Directive:
Retype the records below word for word and omit any image.

Listed entries:
———
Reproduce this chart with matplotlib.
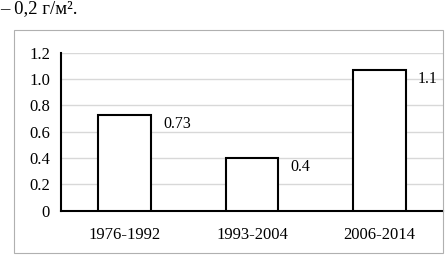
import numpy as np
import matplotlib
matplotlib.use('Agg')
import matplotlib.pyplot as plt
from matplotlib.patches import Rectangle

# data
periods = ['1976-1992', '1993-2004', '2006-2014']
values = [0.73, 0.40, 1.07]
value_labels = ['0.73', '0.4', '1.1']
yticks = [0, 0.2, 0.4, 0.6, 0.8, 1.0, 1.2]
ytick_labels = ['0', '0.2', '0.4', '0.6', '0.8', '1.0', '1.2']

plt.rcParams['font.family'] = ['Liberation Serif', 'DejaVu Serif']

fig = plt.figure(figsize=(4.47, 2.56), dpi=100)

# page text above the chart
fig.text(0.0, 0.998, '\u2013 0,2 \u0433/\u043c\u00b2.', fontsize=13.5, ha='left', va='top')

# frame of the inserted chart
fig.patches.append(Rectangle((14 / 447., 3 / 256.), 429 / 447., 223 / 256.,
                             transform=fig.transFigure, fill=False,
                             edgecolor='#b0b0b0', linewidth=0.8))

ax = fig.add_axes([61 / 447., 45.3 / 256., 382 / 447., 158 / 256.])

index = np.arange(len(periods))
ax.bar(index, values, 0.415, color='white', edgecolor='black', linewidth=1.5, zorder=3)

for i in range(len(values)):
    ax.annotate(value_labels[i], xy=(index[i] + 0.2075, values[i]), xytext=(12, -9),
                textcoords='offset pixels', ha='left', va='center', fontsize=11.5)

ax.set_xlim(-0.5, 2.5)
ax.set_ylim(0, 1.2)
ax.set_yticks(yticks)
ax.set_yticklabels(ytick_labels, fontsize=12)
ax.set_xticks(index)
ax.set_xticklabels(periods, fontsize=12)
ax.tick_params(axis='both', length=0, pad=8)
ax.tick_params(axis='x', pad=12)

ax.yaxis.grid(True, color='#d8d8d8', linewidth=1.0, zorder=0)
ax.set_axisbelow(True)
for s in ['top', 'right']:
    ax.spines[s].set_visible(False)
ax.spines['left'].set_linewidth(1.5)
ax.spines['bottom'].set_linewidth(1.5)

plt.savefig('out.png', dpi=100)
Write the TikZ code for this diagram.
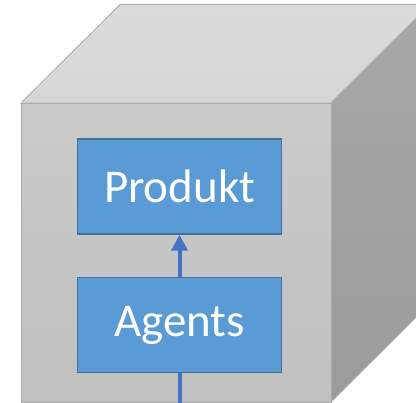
———
Exercise response:
Reproduce this chart with matplotlib.
import numpy as np
import matplotlib
matplotlib.use('Agg')
import matplotlib.pyplot as plt
from matplotlib.patches import Rectangle

# data
periods = ['1976-1992', '1993-2004', '2006-2014']
values = [0.73, 0.40, 1.07]
value_labels = ['0.73', '0.4', '1.1']
yticks = [0, 0.2, 0.4, 0.6, 0.8, 1.0, 1.2]
ytick_labels = ['0', '0.2', '0.4', '0.6', '0.8', '1.0', '1.2']

plt.rcParams['font.family'] = ['Liberation Serif', 'DejaVu Serif']

fig = plt.figure(figsize=(4.47, 2.56), dpi=100)

# page text above the chart
fig.text(0.0, 0.998, '\u2013 0,2 \u0433/\u043c\u00b2.', fontsize=13.5, ha='left', va='top')

# frame of the inserted chart
fig.patches.append(Rectangle((14 / 447., 3 / 256.), 429 / 447., 223 / 256.,
                             transform=fig.transFigure, fill=False,
                             edgecolor='#b0b0b0', linewidth=0.8))

ax = fig.add_axes([61 / 447., 45.3 / 256., 382 / 447., 158 / 256.])

index = np.arange(len(periods))
ax.bar(index, values, 0.415, color='white', edgecolor='black', linewidth=1.5, zorder=3)

for i in range(len(values)):
    ax.annotate(value_labels[i], xy=(index[i] + 0.2075, values[i]), xytext=(12, -9),
                textcoords='offset pixels', ha='left', va='center', fontsize=11.5)

ax.set_xlim(-0.5, 2.5)
ax.set_ylim(0, 1.2)
ax.set_yticks(yticks)
ax.set_yticklabels(ytick_labels, fontsize=12)
ax.set_xticks(index)
ax.set_xticklabels(periods, fontsize=12)
ax.tick_params(axis='both', length=0, pad=8)
ax.tick_params(axis='x', pad=12)

ax.yaxis.grid(True, color='#d8d8d8', linewidth=1.0, zorder=0)
ax.set_axisbelow(True)
for s in ['top', 'right']:
    ax.spines[s].set_visible(False)
ax.spines['left'].set_linewidth(1.5)
ax.spines['bottom'].set_linewidth(1.5)

plt.savefig('out.png', dpi=100)
Write the TikZ code for this diagram.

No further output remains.